### STATED TASK
Search the listing below for "this". Copy each matching line.
-- Start of RECORDS SUPPLIED --
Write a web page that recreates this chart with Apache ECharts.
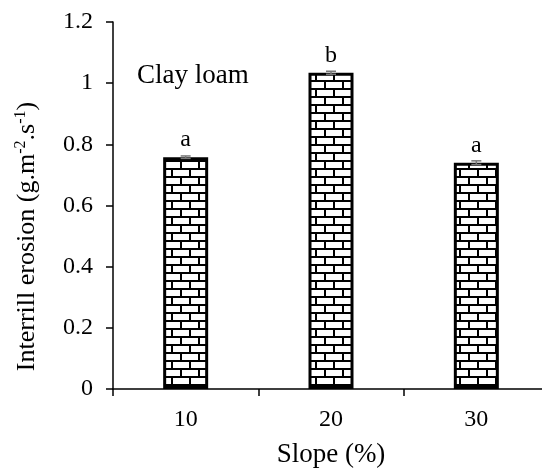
<!DOCTYPE html>
<html>
<head>
<meta charset="utf-8">
<script src="https://cdn.jsdelivr.net/npm/echarts@6/dist/echarts.min.js"></script>
<style>
  html, body { margin: 0; padding: 0; background: #fff; }
  #chart { width: 542px; height: 470px; }
</style>
</head>
<body>
<div id="chart"></div>
<script>
// Interrill erosion by slope, clay loam soil
const slopes = ['10', '20', '30'];
const erosion = [0.758, 1.034, 0.740];
const errors = [0.004, 0.005, 0.006];
const groupLetters = ['a', 'b', 'a'];

const FONT = '"Liberation Serif", "Times New Roman", serif';

// Brick fill for the bars
function brickPattern() {
  const c = document.createElement('canvas');
  c.width = 18; c.height = 16;
  const g = c.getContext('2d');
  g.fillStyle = '#fff';
  g.fillRect(0, 0, 18, 16);
  g.fillStyle = '#000';
  g.fillRect(0, 0, 18, 2);   // mortar row 1
  g.fillRect(0, 8, 18, 2);   // mortar row 2
  g.fillRect(0, 0, 2, 8);    // joint row 1
  g.fillRect(9, 8, 2, 8);    // joint row 2 (offset)
  return c;
}

const chart = echarts.init(document.getElementById('chart'));
chart.setOption({
  animation: false,
  backgroundColor: '#fff',
  textStyle: { fontFamily: FONT },
  title: {
    text: 'Clay loam',
    left: 137, top: 62,
    padding: 0,
    textStyle: { fontFamily: FONT, fontSize: 27, fontWeight: 'normal', color: '#000' }
  },
  grid: { left: 113, top: 22, bottom: 81, width: 436, outerBoundsMode: 'none', containLabel: false },
  xAxis: {
    type: 'category',
    data: slopes,
    name: 'Slope (%)',
    nameLocation: 'middle',
    nameGap: 52,
    nameTextStyle: { fontFamily: FONT, fontSize: 27, color: '#000' },
    axisLine: { lineStyle: { color: '#000', width: 1.5 } },
    axisTick: { show: true, length: 7, lineStyle: { color: '#000', width: 1.5 } },
    axisLabel: { fontFamily: FONT, fontSize: 24, color: '#000', margin: 19 },
    splitLine: { show: false }
  },
  yAxis: {
    type: 'value',
    min: 0, max: 1.2, interval: 0.2,
    name: 'Interrill erosion (g.m{sup|-2}.s{sup|-1})',
    nameLocation: 'middle',
    nameGap: 72,
    nameRotate: 90,
    nameTextStyle: {
      fontFamily: FONT, fontSize: 26, color: '#000',
      padding: [0, 62, 0, 0],
      rich: {
        sup: { fontFamily: FONT, fontSize: 16, color: '#000', padding: [0, 0, 12, 0] }
      }
    },
    axisLine: { show: true, lineStyle: { color: '#000', width: 1.5 } },
    axisTick: { show: true, length: 7, lineStyle: { color: '#000', width: 1.5 } },
    axisLabel: { fontFamily: FONT, fontSize: 24, color: '#000', margin: 20 },
    splitLine: { show: false }
  },
  series: [
    {
      type: 'bar',
      data: erosion,
      barWidth: 45,
      itemStyle: {
        color: { image: brickPattern(), repeat: 'repeat' },
        borderColor: '#000',
        borderWidth: 3
      },
      label: {
        show: true,
        position: 'top',
        distance: 5,
        fontFamily: FONT, fontSize: 24, color: '#000',
        formatter: p => groupLetters[p.dataIndex]
      },
      z: 2
    },
    {
      type: 'custom',
      z: 3,
      data: erosion.map((v, i) => [i, v, errors[i]]),
      renderItem: (params, api) => {
        const x = api.value(0), v = api.value(1), e = api.value(2);
        const hi = api.coord([x, v + e]);
        const lo = api.coord([x, v - e]);
        const cap = 5;
        const style = { stroke: '#777', lineWidth: 1.5 };
        return {
          type: 'group',
          children: [
            { type: 'line', shape: { x1: hi[0], y1: hi[1], x2: lo[0], y2: lo[1] }, style },
            { type: 'line', shape: { x1: hi[0] - cap, y1: hi[1], x2: hi[0] + cap, y2: hi[1] }, style },
            { type: 'line', shape: { x1: lo[0] - cap, y1: lo[1], x2: lo[0] + cap, y2: lo[1] }, style }
          ]
        };
      }
    }
  ]
});
</script>
</body>
</html>
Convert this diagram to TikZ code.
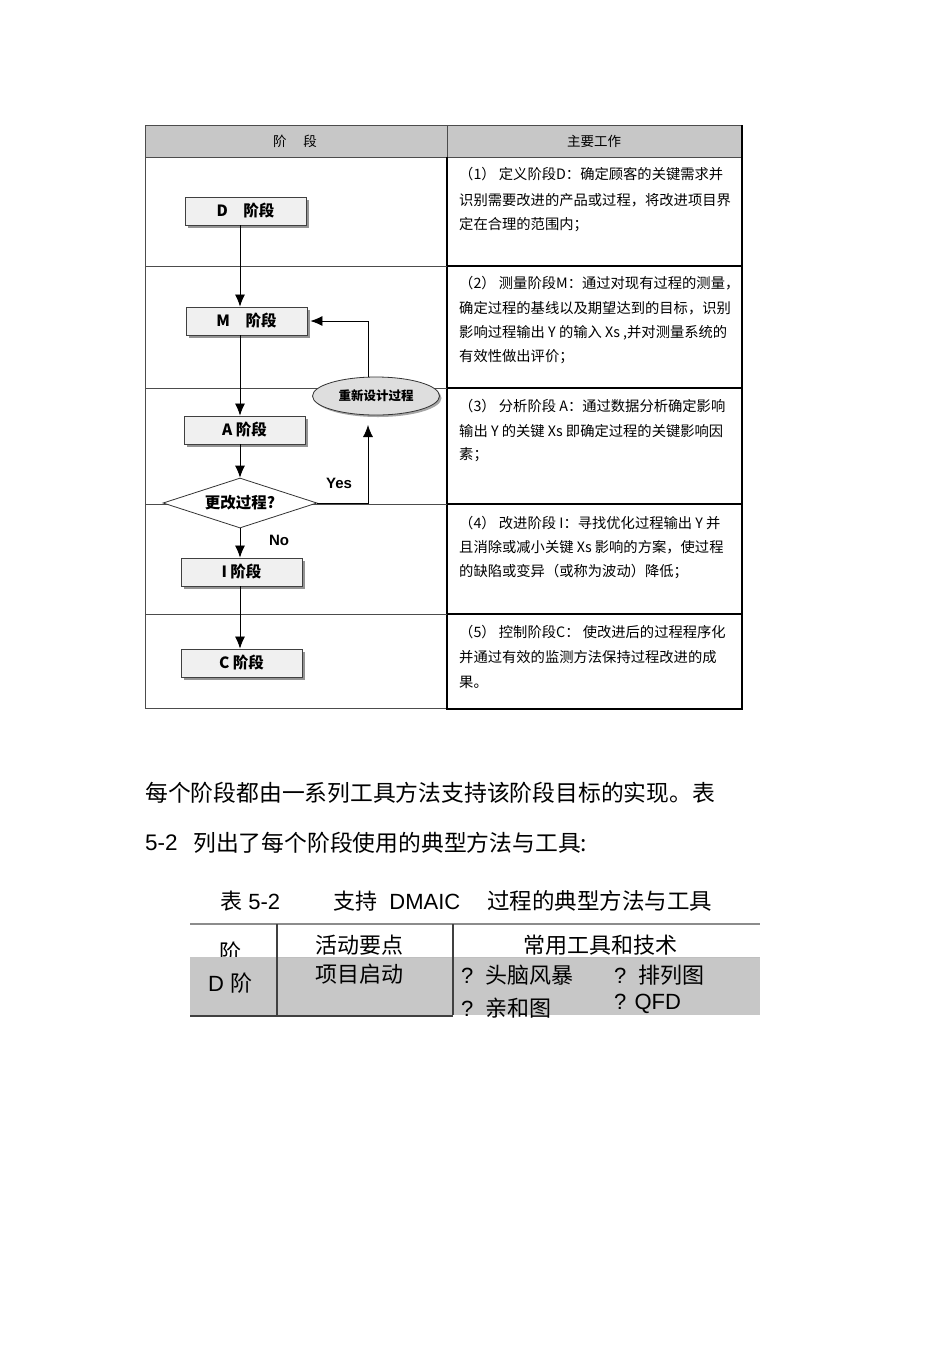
\documentclass[tikz,border=0pt]{standalone}
\usepackage{fontspec}
\setmainfont{Liberation Sans}
\newfontfamily\cjk{Noto Sans CJK SC}
\usetikzlibrary{shapes.geometric,shadows,arrows.meta}
\begin{document}
\begin{tikzpicture}[x=1pt,y=-1pt,
  stagebox/.style={draw=black!75, line width=0.9pt, fill=black!6, minimum width=121pt, minimum height=28pt, inner sep=0pt,
    font=\cjk\bfseries\fontsize{15.5}{15.5}\selectfont,
    drop shadow={shadow xshift=3pt, shadow yshift=-3pt, fill=black!42, opacity=1}},
  arr/.style={line width=0.8pt, -{Latex[length=12pt,width=10pt]}},
  rtext/.style={anchor=west, inner sep=0pt, font=\cjk\fontsize{14.3}{14.3}\selectfont},
  hdtext/.style={inner sep=0pt, font=\cjk\fontsize{13.5}{14}\selectfont},
  lbl/.style={inner sep=0pt, font=\bfseries\fontsize{15}{15}\selectfont},
  ptext/.style={anchor=west, inner sep=0pt, font=\cjk\fontsize{22.8}{23}\selectfont},
  btext/.style={inner sep=0pt, font=\cjk\fontsize{22}{22}\selectfont},
  leftline/.style={draw=black!70, line width=1pt},
  rightline/.style={draw=black, line width=1.6pt}
]
\useasboundingbox (0,0) rectangle (950,1345);
\fill[white] (0,0) rectangle (950,1345);

% ---------- top table ----------
\fill[black!22] (145,125) rectangle (742,157);
\draw[leftline] (145,125) -- (742,125);
\draw[leftline] (145,157) -- (742,157);
\draw[leftline] (145,125) -- (145,708) -- (447,708);
\draw[leftline] (447,125) -- (447,157);
\draw[rightline] (447,157) -- (447,709) -- (742,709) -- (742,125);
\foreach \yy in {266,388,504,614}{
  \draw[leftline] (145,\yy) -- (447,\yy);
  \draw[rightline] (447,\yy) -- (742,\yy);
}
\node[hdtext] (h1) at (295,141) {阶\hspace{17pt}段};
\node[hdtext] (h2) at (594,141) {主要工作};

% right column texts
\node[rtext] (t11) at (459,174) {（1）\ 定义阶段D：确定顾客的关键需求并};
\node[rtext] (t12) at (459,200) {识别需要改进的产品或过程，将改进项目界};
\node[rtext] (t13) at (459,225) {定在合理的范围内；};
\node[rtext] (t21) at (459,283) {（2）\ 测量阶段M：通过对现有过程的测量，};
\node[rtext] (t22) at (459,308) {确定过程的基线以及期望达到的目标，识别};
\node[rtext] (t23) at (459,333) {影响过程输出 Y 的输入 \textit{Xs} ,并对测量系统的};
\node[rtext] (t24) at (459,357) {有效性做出评价；};
\node[rtext] (t31) at (459,406) {（3）\ 分析阶段 A：通过数据分析确定影响};
\node[rtext] (t32) at (459,431) {输出 Y 的关键 \textit{Xs} 即确定过程的关键影响因};
\node[rtext] (t33) at (459,455) {素；};
\node[rtext] (t41) at (459,523) {（4）\ 改进阶段 I：寻找优化过程输出 Y 并};
\node[rtext] (t42) at (459,547) {且消除或减小关键 \textit{Xs} 影响的方案，使过程};
\node[rtext] (t43) at (459,572) {的缺陷或变异（或称为波动）降低；};
\node[rtext] (t51) at (459,632) {（5）\ 控制阶段C：\ 使改进后的过程程序化};
\node[rtext] (t52) at (459,657) {并通过有效的监测方法保持过程改进的成};
\node[rtext] (t53) at (459,682) {果。};

% ---------- flowchart ----------
\coordinate (X) at (240,0);
\node[stagebox] (D) at (245.5,211) {D\quad 阶段};
\node[stagebox] (M) at (246.5,321) {M\quad 阶段};
\node[stagebox] (A) at (244.5,430) {A\ 阶段};
\node[stagebox] (I) at (241.5,572) {I\ 阶段};
\node[stagebox] (C) at (241.5,663) {C\ 阶段};
\node[diamond, draw=black!80, line width=0.8pt, fill=white, aspect=3.08, minimum width=154pt, minimum height=50pt, inner sep=0pt,
  font=\cjk\bfseries\fontsize{15.5}{15.5}\selectfont] (Q) at (240,503) {更改过程?};
\node[ellipse, draw=black!80, line width=0.8pt, fill=black!13, minimum width=127pt, minimum height=38pt, inner sep=0pt,
  font=\cjk\bfseries\fontsize{12.5}{12.5}\selectfont,
  drop shadow={shadow xshift=2pt, shadow yshift=-2pt, fill=black!35, opacity=1}] (R) at (376,396) {重新设计过程};
\coordinate (Yup) at (368,425);

\draw[arr] (D.south -| X) -- (M.north -| X);
\draw[arr] (M.south -| X) -- (A.north -| X);
\draw[arr] (A.south -| X) -- (Q.north);
\draw[arr] (Q.south) -- (I.north -| X);
\draw[arr] (I.south -| X) -- (C.north -| X);
\draw[arr] (Q.east) -| (Yup);
\draw[arr, shorten >=3pt] (R.north -| Yup) |- (M.east);
\node[lbl] (yes) at (339,483) {Yes};
\node[lbl] (no) at (279,540) {No};

% ---------- paragraph ----------
\node[ptext] (p1) at (145,793) {每个阶段都由一系列工具方法支持该阶段目标的实现。表};
\node[anchor=west, inner sep=0pt, font=\fontsize{22.5}{23}\selectfont] (p2a) at (145,843) {5-2};
\node[ptext] (p2b) at (193,843) {列出了每个阶段使用的典型方法与工具:};

% ---------- caption ----------
\node[anchor=west, inner sep=0pt, font=\fontsize{22}{22}\selectfont] (c1) at (220,901) {{\cjk 表} 5-2};
\node[anchor=west, inner sep=0pt, font=\fontsize{22}{22}\selectfont] (c2) at (333,901) {{\cjk 支持}\ \ DMAIC};
\node[ptext, font=\cjk\fontsize{22.5}{22.5}\selectfont] (c3) at (487,901) {过程的典型方法与工具};

% ---------- bottom table ----------
\node[btext] (b0) at (230,952) {阶};
\node[btext] (b1) at (359,945) {活动要点};
\node[btext] (b2) at (600,945) {常用工具和技术};
\fill[black!22] (190,957) rectangle (760,1015);
\draw[draw=black!45, line width=2pt] (190,924) -- (760,924);
\draw[draw=black!25, line width=0.8pt] (277,957) -- (760,957);
\draw[draw=black!75, line width=1.2pt] (277,924) -- (277,1015);
\draw[draw=black!75, line width=1.2pt] (453,924) -- (453,1015);
\draw[draw=black!75, line width=1.2pt] (190,1016) -- (453,1016);
\node[btext, font=\fontsize{22}{22}\selectfont] (b3) at (230,983) {D {\cjk 阶}};
\node[btext] (b4) at (359,974) {项目启动};
\node[anchor=west, inner sep=0pt, font=\fontsize{22}{22}\selectfont] (b5) at (461,975) {?\ \ {\cjk 头脑风暴}};
\node[anchor=west, inner sep=0pt, font=\fontsize{22}{22}\selectfont] (b6) at (614,975) {?\ \ {\cjk 排列图}};
\node[anchor=west, inner sep=0pt, font=\fontsize{22}{22}\selectfont] (b7) at (461,1008) {?\ \ {\cjk 亲和图}};
\node[anchor=west, inner sep=0pt, font=\fontsize{22}{22}\selectfont] (b8) at (614,1004) {? QFD};
\end{tikzpicture}
\end{document}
-- End of RECORDS SUPPLIED --
### EXERCISE SOLUTION
Write a web page that recreates this chart with Apache ECharts.
Convert this diagram to TikZ code.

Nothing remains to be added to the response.